* [Given material]:
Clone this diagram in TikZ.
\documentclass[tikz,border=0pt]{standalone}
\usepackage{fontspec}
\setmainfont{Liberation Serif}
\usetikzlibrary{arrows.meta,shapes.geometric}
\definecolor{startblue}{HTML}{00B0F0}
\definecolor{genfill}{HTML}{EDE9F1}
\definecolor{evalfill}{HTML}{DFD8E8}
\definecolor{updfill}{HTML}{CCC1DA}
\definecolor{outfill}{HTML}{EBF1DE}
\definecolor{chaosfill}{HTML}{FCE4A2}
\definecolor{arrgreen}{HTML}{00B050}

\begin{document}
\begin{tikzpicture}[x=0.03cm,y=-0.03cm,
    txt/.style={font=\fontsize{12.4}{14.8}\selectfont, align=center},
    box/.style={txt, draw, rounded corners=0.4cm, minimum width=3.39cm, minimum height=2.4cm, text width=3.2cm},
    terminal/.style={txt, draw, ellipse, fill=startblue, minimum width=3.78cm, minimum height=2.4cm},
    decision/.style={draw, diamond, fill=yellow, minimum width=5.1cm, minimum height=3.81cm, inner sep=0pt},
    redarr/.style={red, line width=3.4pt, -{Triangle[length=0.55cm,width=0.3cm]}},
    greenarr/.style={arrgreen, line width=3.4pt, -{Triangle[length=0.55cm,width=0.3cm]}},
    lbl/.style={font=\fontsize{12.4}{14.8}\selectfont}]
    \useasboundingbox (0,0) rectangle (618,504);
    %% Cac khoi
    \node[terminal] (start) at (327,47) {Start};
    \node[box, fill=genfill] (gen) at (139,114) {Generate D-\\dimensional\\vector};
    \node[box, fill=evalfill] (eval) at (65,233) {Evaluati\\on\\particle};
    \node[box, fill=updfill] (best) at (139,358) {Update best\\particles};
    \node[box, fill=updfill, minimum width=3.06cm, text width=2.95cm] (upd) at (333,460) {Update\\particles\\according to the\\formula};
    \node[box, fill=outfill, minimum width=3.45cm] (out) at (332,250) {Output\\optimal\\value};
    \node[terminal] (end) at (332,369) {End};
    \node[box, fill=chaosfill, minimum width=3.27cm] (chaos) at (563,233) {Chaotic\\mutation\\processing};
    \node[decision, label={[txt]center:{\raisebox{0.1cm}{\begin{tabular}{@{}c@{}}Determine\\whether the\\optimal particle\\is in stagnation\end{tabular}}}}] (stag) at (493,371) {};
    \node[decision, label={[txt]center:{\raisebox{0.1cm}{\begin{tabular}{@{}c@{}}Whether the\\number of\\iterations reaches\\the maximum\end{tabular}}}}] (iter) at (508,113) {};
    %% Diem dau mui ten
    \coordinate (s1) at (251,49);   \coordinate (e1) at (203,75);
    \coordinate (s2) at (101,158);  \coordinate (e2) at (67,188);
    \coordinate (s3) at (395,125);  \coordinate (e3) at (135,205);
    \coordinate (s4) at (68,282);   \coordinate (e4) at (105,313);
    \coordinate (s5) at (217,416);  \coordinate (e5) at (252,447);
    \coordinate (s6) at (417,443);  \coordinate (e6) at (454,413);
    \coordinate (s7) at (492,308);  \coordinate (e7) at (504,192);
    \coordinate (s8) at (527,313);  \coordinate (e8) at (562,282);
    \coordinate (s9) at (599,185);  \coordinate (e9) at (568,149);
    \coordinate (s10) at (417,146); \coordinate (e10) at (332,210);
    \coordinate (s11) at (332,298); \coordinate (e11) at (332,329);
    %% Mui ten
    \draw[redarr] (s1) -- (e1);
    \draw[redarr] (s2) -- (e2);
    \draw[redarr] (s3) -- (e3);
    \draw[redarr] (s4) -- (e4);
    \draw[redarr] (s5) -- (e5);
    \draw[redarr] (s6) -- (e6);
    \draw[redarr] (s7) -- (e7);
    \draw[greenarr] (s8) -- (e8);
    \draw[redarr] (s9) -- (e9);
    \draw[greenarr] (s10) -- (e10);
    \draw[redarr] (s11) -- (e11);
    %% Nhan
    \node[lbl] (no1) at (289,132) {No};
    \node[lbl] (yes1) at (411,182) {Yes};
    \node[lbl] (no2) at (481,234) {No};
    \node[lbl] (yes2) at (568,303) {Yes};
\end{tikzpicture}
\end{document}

* [Stated problem]:
Every line of the material must be returned exactly as it appears.

* [Complete output]:
Clone this diagram in TikZ.
\documentclass[tikz,border=0pt]{standalone}
\usepackage{fontspec}
\setmainfont{Liberation Serif}
\usetikzlibrary{arrows.meta,shapes.geometric}
\definecolor{startblue}{HTML}{00B0F0}
\definecolor{genfill}{HTML}{EDE9F1}
\definecolor{evalfill}{HTML}{DFD8E8}
\definecolor{updfill}{HTML}{CCC1DA}
\definecolor{outfill}{HTML}{EBF1DE}
\definecolor{chaosfill}{HTML}{FCE4A2}
\definecolor{arrgreen}{HTML}{00B050}

\begin{document}
\begin{tikzpicture}[x=0.03cm,y=-0.03cm,
    txt/.style={font=\fontsize{12.4}{14.8}\selectfont, align=center},
    box/.style={txt, draw, rounded corners=0.4cm, minimum width=3.39cm, minimum height=2.4cm, text width=3.2cm},
    terminal/.style={txt, draw, ellipse, fill=startblue, minimum width=3.78cm, minimum height=2.4cm},
    decision/.style={draw, diamond, fill=yellow, minimum width=5.1cm, minimum height=3.81cm, inner sep=0pt},
    redarr/.style={red, line width=3.4pt, -{Triangle[length=0.55cm,width=0.3cm]}},
    greenarr/.style={arrgreen, line width=3.4pt, -{Triangle[length=0.55cm,width=0.3cm]}},
    lbl/.style={font=\fontsize{12.4}{14.8}\selectfont}]
    \useasboundingbox (0,0) rectangle (618,504);
    %% Cac khoi
    \node[terminal] (start) at (327,47) {Start};
    \node[box, fill=genfill] (gen) at (139,114) {Generate D-\\dimensional\\vector};
    \node[box, fill=evalfill] (eval) at (65,233) {Evaluati\\on\\particle};
    \node[box, fill=updfill] (best) at (139,358) {Update best\\particles};
    \node[box, fill=updfill, minimum width=3.06cm, text width=2.95cm] (upd) at (333,460) {Update\\particles\\according to the\\formula};
    \node[box, fill=outfill, minimum width=3.45cm] (out) at (332,250) {Output\\optimal\\value};
    \node[terminal] (end) at (332,369) {End};
    \node[box, fill=chaosfill, minimum width=3.27cm] (chaos) at (563,233) {Chaotic\\mutation\\processing};
    \node[decision, label={[txt]center:{\raisebox{0.1cm}{\begin{tabular}{@{}c@{}}Determine\\whether the\\optimal particle\\is in stagnation\end{tabular}}}}] (stag) at (493,371) {};
    \node[decision, label={[txt]center:{\raisebox{0.1cm}{\begin{tabular}{@{}c@{}}Whether the\\number of\\iterations reaches\\the maximum\end{tabular}}}}] (iter) at (508,113) {};
    %% Diem dau mui ten
    \coordinate (s1) at (251,49);   \coordinate (e1) at (203,75);
    \coordinate (s2) at (101,158);  \coordinate (e2) at (67,188);
    \coordinate (s3) at (395,125);  \coordinate (e3) at (135,205);
    \coordinate (s4) at (68,282);   \coordinate (e4) at (105,313);
    \coordinate (s5) at (217,416);  \coordinate (e5) at (252,447);
    \coordinate (s6) at (417,443);  \coordinate (e6) at (454,413);
    \coordinate (s7) at (492,308);  \coordinate (e7) at (504,192);
    \coordinate (s8) at (527,313);  \coordinate (e8) at (562,282);
    \coordinate (s9) at (599,185);  \coordinate (e9) at (568,149);
    \coordinate (s10) at (417,146); \coordinate (e10) at (332,210);
    \coordinate (s11) at (332,298); \coordinate (e11) at (332,329);
    %% Mui ten
    \draw[redarr] (s1) -- (e1);
    \draw[redarr] (s2) -- (e2);
    \draw[redarr] (s3) -- (e3);
    \draw[redarr] (s4) -- (e4);
    \draw[redarr] (s5) -- (e5);
    \draw[redarr] (s6) -- (e6);
    \draw[redarr] (s7) -- (e7);
    \draw[greenarr] (s8) -- (e8);
    \draw[redarr] (s9) -- (e9);
    \draw[greenarr] (s10) -- (e10);
    \draw[redarr] (s11) -- (e11);
    %% Nhan
    \node[lbl] (no1) at (289,132) {No};
    \node[lbl] (yes1) at (411,182) {Yes};
    \node[lbl] (no2) at (481,234) {No};
    \node[lbl] (yes2) at (568,303) {Yes};
\end{tikzpicture}
\end{document}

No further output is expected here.